Intended for small businesses, corporate departments and Web content creators, the $995 Micro Webserver, released last month, proved simple to set up and run in PC Week Labs' tests, but its performance was mediocre and its expansion capabilities are very limited. We believe the money would be better spent on a low-end PC than on a proprietary, closed system such as Cisco's Web server.
We give Cisco credit for putting an interesting idea in a compact form, however. The Micro Webserver weighs just 2.5 pounds, measures just 1.6 by 7.4 by 9.3 inches and is not much bigger than its built-in Zip drive. The removable drive makes it easy to distribute information and author Web pages.
Administrators who find PCs unreliable also will like that a proprietary server operating system is built into the microkernel. A handful of Java-based tools and utilities made the Micro Webserver a breeze to configure.
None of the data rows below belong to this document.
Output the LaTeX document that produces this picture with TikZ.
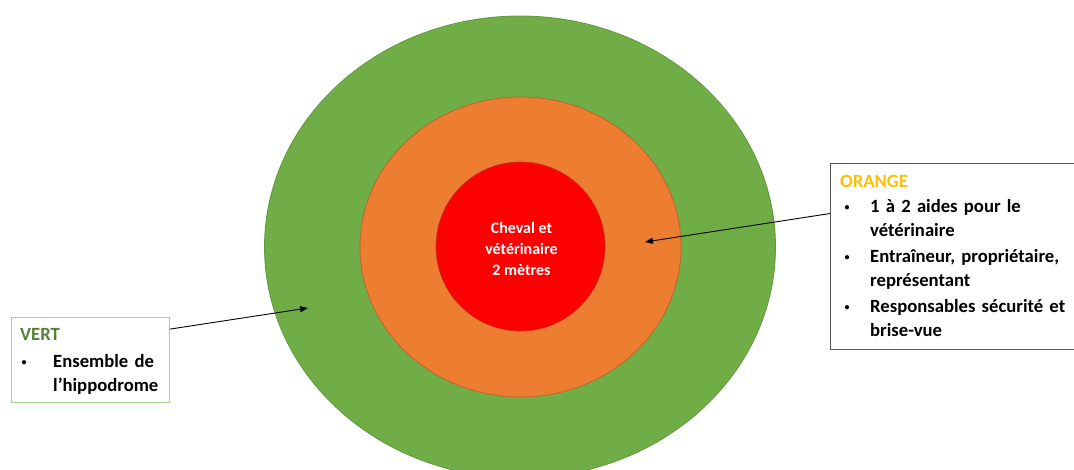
\documentclass[tikz,border=0pt]{standalone}
\usepackage{fontspec}
\setmainfont{Carlito}
\usetikzlibrary{shapes.geometric,arrows.meta,calc}
\definecolor{vgreen}{HTML}{70AD47}
\definecolor{vgreenline}{HTML}{5E9A3A}
\definecolor{vorange}{HTML}{ED7D31}
\definecolor{vorangeline}{HTML}{C0622A}
\definecolor{vred}{HTML}{FF0000}
\definecolor{vredline}{HTML}{C03020}
\definecolor{vertbord}{HTML}{A9D18E}
\definecolor{orangebord}{HTML}{595959}
\definecolor{verttitle}{HTML}{548235}
\definecolor{orangetitle}{HTML}{FFC000}
\newcommand{\bulletdot}{\raisebox{1.6pt}{\fontsize{10}{10}\selectfont •}}
\newcommand{\bitem}[3]{\par\hangindent=#1\hangafter=0\noindent\llap{\makebox[#1][l]{\hspace{\dimexpr#2-2pt\relax}\bulletdot}}#3}
\tikzset{
  zone/.style={ellipse, inner sep=0pt, line width=0.8pt},
  listbox/.style={rectangle, fill=white, line width=1.2pt, inner sep=0pt},
  listtext/.style={inner sep=0pt, font=\bfseries\fontsize{18.67}{24}\selectfont},
  centertext/.style={inner sep=0pt, align=center, text=white, font=\bfseries\fontsize{16}{21}\selectfont},
  pointer/.style={line width=0.9pt, -{Triangle[length=8pt,width=6pt]}}
}
\begin{document}
\begin{tikzpicture}[x=1pt,y=-1pt]
\useasboundingbox (0,0) rectangle (1074,470);
\clip (0,0) rectangle (1074,470);
\fill[white] (0,0) rectangle (1074,470);
% zones
\node[zone, fill=vgreen, draw=vgreenline, minimum width=511pt, minimum height=462pt] (green) at (520,247) {};
\node[zone, fill=vorange, draw=vorangeline, minimum width=321pt, minimum height=300pt] (orange) at (520.5,247) {};
\node[circle, inner sep=0pt, fill=vred, draw=vredline, line width=0.6pt, minimum size=169pt] (red) at (520.5,246.5) {};
\node[centertext] (redtext) at (521.5,248.5) {Cheval et\\vétérinaire\\2 mètres};
% boxes
\node[listbox, draw=vertbord, anchor=north west, minimum width=158pt, minimum height=85pt] (vertbox) at (11,317) {};
\node[listbox, draw=orangebord, anchor=north west, minimum width=270pt, minimum height=186pt] (orangebox) at (830,163) {};
\node[listtext, anchor=north west, text width=150pt] (verttext) at (20,323)
  {\raggedright{\color{verttitle}\rule{0pt}{17pt}VERT}\par\vspace{3pt}%
   \bitem{33pt}{3.3pt}{Ensemble de\newline l’hippodrome}\par};
\node[listtext, anchor=north west, text width=232pt] (orangetext) at (840,170)
  {\raggedright{\color{orangetitle}\rule{0pt}{17pt}ORANGE}\par\vspace{1pt}%
   \bitem{30pt}{6.5pt}{1 à 2 aides pour le\newline vétérinaire}\par\vspace{2pt}%
   \bitem{30pt}{6.5pt}{Entraîneur, propriétaire,\newline représentant}\par\vspace{2pt}%
   \bitem{30pt}{6.5pt}{Responsables sécurité et\newline brise-vue}\par};
% connectors
\coordinate (vertstart) at ($(vertbox.north east)!0.14!(vertbox.south east)$);
\coordinate (vertend) at (308,308);
\coordinate (orangestart) at ($(orangebox.north west)!0.27!(orangebox.south west)$);
\coordinate (orangeend) at (645,242);
\draw[pointer] (vertstart) -- (vertend);
\draw[pointer] (orangestart) -- (orangeend);
\end{tikzpicture}
\end{document}
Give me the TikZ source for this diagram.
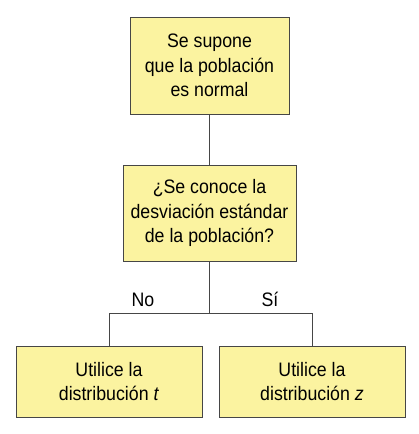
\documentclass[tikz,border=0pt]{standalone}
\usepackage{fontspec}
\setmainfont[FakeStretch=0.91]{Liberation Sans}
\usetikzlibrary{positioning}

\definecolor{boxfill}{RGB}{251,243,160}
\definecolor{boxline}{RGB}{70,70,70}

\begin{document}
\begin{tikzpicture}[x=1pt,y=1pt,
        every node/.style={align=center,font=\fontsize{19.5}{24.5}\selectfont},
        stepbox/.style={shape=rectangle,draw=boxline,fill=boxfill,line width=0.9pt,inner sep=0},
        link/.style={draw=boxline,line width=0.9pt},
        ]
\useasboundingbox (0,0) rectangle (419,434);

\node [stepbox, minimum width=159pt, minimum height=97pt] (normal) at (209.5,368.5) {Se supone\\que la población\\es normal};
\node [stepbox, minimum width=173pt, minimum height=96pt] (sigma) at (209.5,221) {¿Se conoce la\\desviación estándar\\de la población?};
\node [stepbox, minimum width=186pt, minimum height=71pt] (useT) at (109,52.5) {Utilice la\\distribución \textit{t}};
\node [stepbox, minimum width=186pt, minimum height=71pt] (useZ) at (312,52.5) {Utilice la\\distribución \textit{z}};

\coordinate (fork) at (209.5,121);
\node [anchor=base] (no) at (143,127) {No};
\node [anchor=base] (si) at (270,127) {Sí};

\path[link] (normal) -- (sigma);
\path[link] (sigma) -- (fork);
\path[link] (fork) -| (useT);
\path[link] (fork) -| (useZ);

\end{tikzpicture}
\end{document}
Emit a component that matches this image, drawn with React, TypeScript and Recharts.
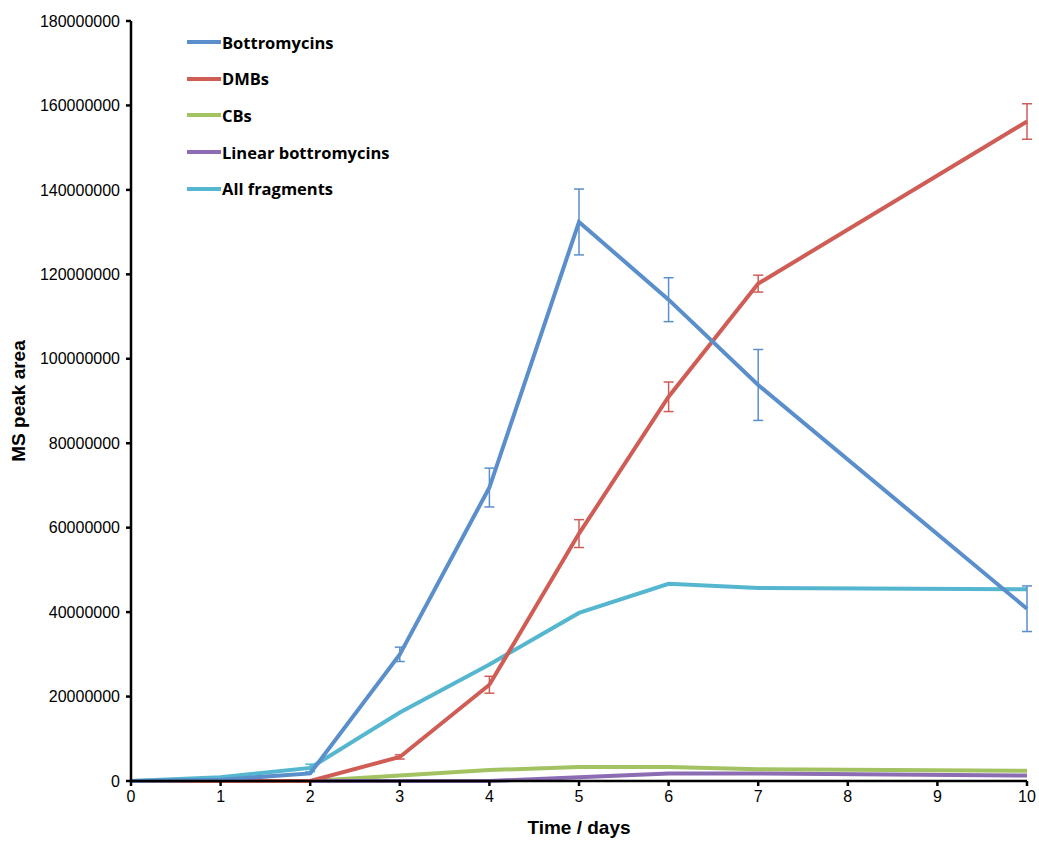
import { Line, LineChart, XAxis, YAxis, ErrorBar, Legend } from 'recharts';

const days = [0, 1, 2, 3, 4, 5, 6, 7, 10];
const bottromycins = [0, 300000, 1800000, 30000000, 69500000, 132400000, 114000000, 93800000, 40800000];
const bottromycinsErr = [0, 0, 0, 1700000, 4600000, 7800000, 5200000, 8400000, 5400000];
const dmbs = [0, 0, 0, 5700000, 22800000, 58600000, 91000000, 117800000, 156200000];
const dmbsErr = [0, 0, 0, 500000, 2000000, 3300000, 3500000, 2000000, 4200000];
const cbs = [0, 0, 0, 1300000, 2600000, 3300000, 3300000, 2800000, 2400000];
const linear = [0, 0, 0, 0, 0, 900000, 1800000, 1800000, 1300000];
const fragments = [0, 900000, 3100000, 16200000, 27600000, 39800000, 46700000, 45700000, 45400000];
const fragmentsErr = [0, 0, 900000, 0, 0, 0, 0, 0, 0];
const xTicks = [0, 1, 2, 3, 4, 5, 6, 7, 8, 9, 10];
const yTicks = [0, 20000000, 40000000, 60000000, 80000000, 100000000, 120000000, 140000000, 160000000, 180000000];

const data = days.map((d, i) => ({
  day: d,
  bottromycins: bottromycins[i],
  bottromycinsErr: bottromycinsErr[i],
  dmbs: dmbs[i],
  dmbsErr: dmbsErr[i],
  cbs: cbs[i],
  linear: linear[i],
  fragments: fragments[i],
  fragmentsErr: fragmentsErr[i],
}));

const series = [
  { key: 'bottromycins', name: 'Bottromycins', color: '#5b8fcb' },
  { key: 'dmbs', name: 'DMBs', color: '#cf5d56' },
  { key: 'cbs', name: 'CBs', color: '#a3c262' },
  { key: 'linear', name: 'Linear bottromycins', color: '#8c6cb2' },
  { key: 'fragments', name: 'All fragments', color: '#55b6cf' },
];

const labelFont = "'Liberation Sans', Arial, sans-serif";
const titleFont = "'Liberation Sans Narrow', 'Liberation Sans', Arial, sans-serif";

// legend sits inside the plot, top-left, like the original
const renderLegend = () => (
  <div style={{ fontFamily: "'Open Sans', 'Liberation Sans', sans-serif", fontWeight: 700, fontSize: 16.5 }}>
    {series.map((s) => (
      <div key={s.key} style={{ display: 'flex', alignItems: 'center', height: 36.6 }}>
        <span style={{ display: 'inline-block', width: 34, height: 4, background: s.color, marginRight: 1 }} />
        <span style={{ color: '#000' }}>{s.name}</span>
      </div>
    ))}
  </div>
);

const App = (): React.ReactElement => {
  return (
    <div style={{ position: 'absolute', left: 0, top: 0, width: 1039, height: 841 }}>
      <LineChart width={1039} height={841} data={data} margin={{ top: 21, right: 12, bottom: 5, left: 0 }}>
        <XAxis
          dataKey="day"
          type="number"
          domain={[0, 10]}
          ticks={xTicks}
          interval={0}
          height={55}
          tickSize={5}
          tickMargin={5}
          axisLine={{ stroke: '#000', strokeWidth: 2.5 }}
          tickLine={{ stroke: '#000', strokeWidth: 2.5 }}
          tick={{ fill: '#000', fontSize: 16, fontFamily: labelFont }}
          label={{ value: 'Time / days', position: 'insideBottom', offset: 2, fill: '#000', fontSize: 19, fontWeight: 700, fontFamily: titleFont }}
        />
        <YAxis
          type="number"
          domain={[0, 180000000]}
          ticks={yTicks}
          interval={0}
          width={131}
          tickSize={5}
          tickMargin={6}
          axisLine={{ stroke: '#000', strokeWidth: 2.5 }}
          tickLine={{ stroke: '#000', strokeWidth: 2.5 }}
          tick={{ fill: '#000', fontSize: 16, fontFamily: labelFont }}
          tickFormatter={(v: number) => String(v)}
          label={{ value: 'MS peak area', angle: -90, position: 'insideLeft', offset: 18, fill: '#000', fontSize: 19, fontWeight: 700, fontFamily: titleFont, style: { textAnchor: 'middle' } }}
        />
        <Legend
          layout="horizontal"
          verticalAlign="middle"
          align="center"
          content={renderLegend}
          wrapperStyle={{ top: 24, left: 187, width: 240 }}
        />
        <Line type="linear" dataKey="cbs" name="CBs" stroke="#a3c262" strokeWidth={4} dot={false} isAnimationActive={false} legendType="none" />
        <Line type="linear" dataKey="linear" name="Linear bottromycins" stroke="#8c6cb2" strokeWidth={4} dot={false} isAnimationActive={false} legendType="none" />
        <Line type="linear" dataKey="fragments" name="All fragments" stroke="#55b6cf" strokeWidth={4} dot={false} isAnimationActive={false} legendType="none">
          <ErrorBar dataKey="fragmentsErr" width={5} strokeWidth={1.5} stroke="#55b6cf" direction="y" />
        </Line>
        <Line type="linear" dataKey="dmbs" name="DMBs" stroke="#cf5d56" strokeWidth={4} dot={false} isAnimationActive={false} legendType="none">
          <ErrorBar dataKey="dmbsErr" width={5} strokeWidth={1.5} stroke="#cf5d56" direction="y" />
        </Line>
        <Line type="linear" dataKey="bottromycins" name="Bottromycins" stroke="#5b8fcb" strokeWidth={4} dot={false} isAnimationActive={false} legendType="none">
          <ErrorBar dataKey="bottromycinsErr" width={5} strokeWidth={1.5} stroke="#5b8fcb" direction="y" />
        </Line>
      </LineChart>
    </div>
  );
};

export default App;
One expansion option is through the flash ROM on the Webserver's 25MHz Pentium, which allows software application upgrades to the microkernel. Cisco plans to offer free, downloadable additions to the system's applications and utilities.
Up and running
Installation was as simple as plugging the box into an Ethernet hub and running a Windows 95 configuration wizard from a PC. We then logged in to the Micro Webserver with Netscape Communications Corp.'s Navigator 3.01.
Some of the more useful utilities were the FTP client for making remote connections and the Forms Builder tool, which simplified writing Web page content.
The Micro Webserver has an integrated 100MB SCSI Iomega Zip drive, a 10BaseT port, a serial port and a SCSI port; the latter allows as many as six devices to be connected simultaneously. Attaching an external SCSI drive (at a cost of $300 or more) offers the possibility of expanding storage and improving speed somewhat.
The Iomega Zip drive is, of course, slow. The Micro Webserver's performance on PC Week Labs' WebBench 1.0 tests showed that the Web server would handle only a few requests per second, which makes it suitable only for low-volume use.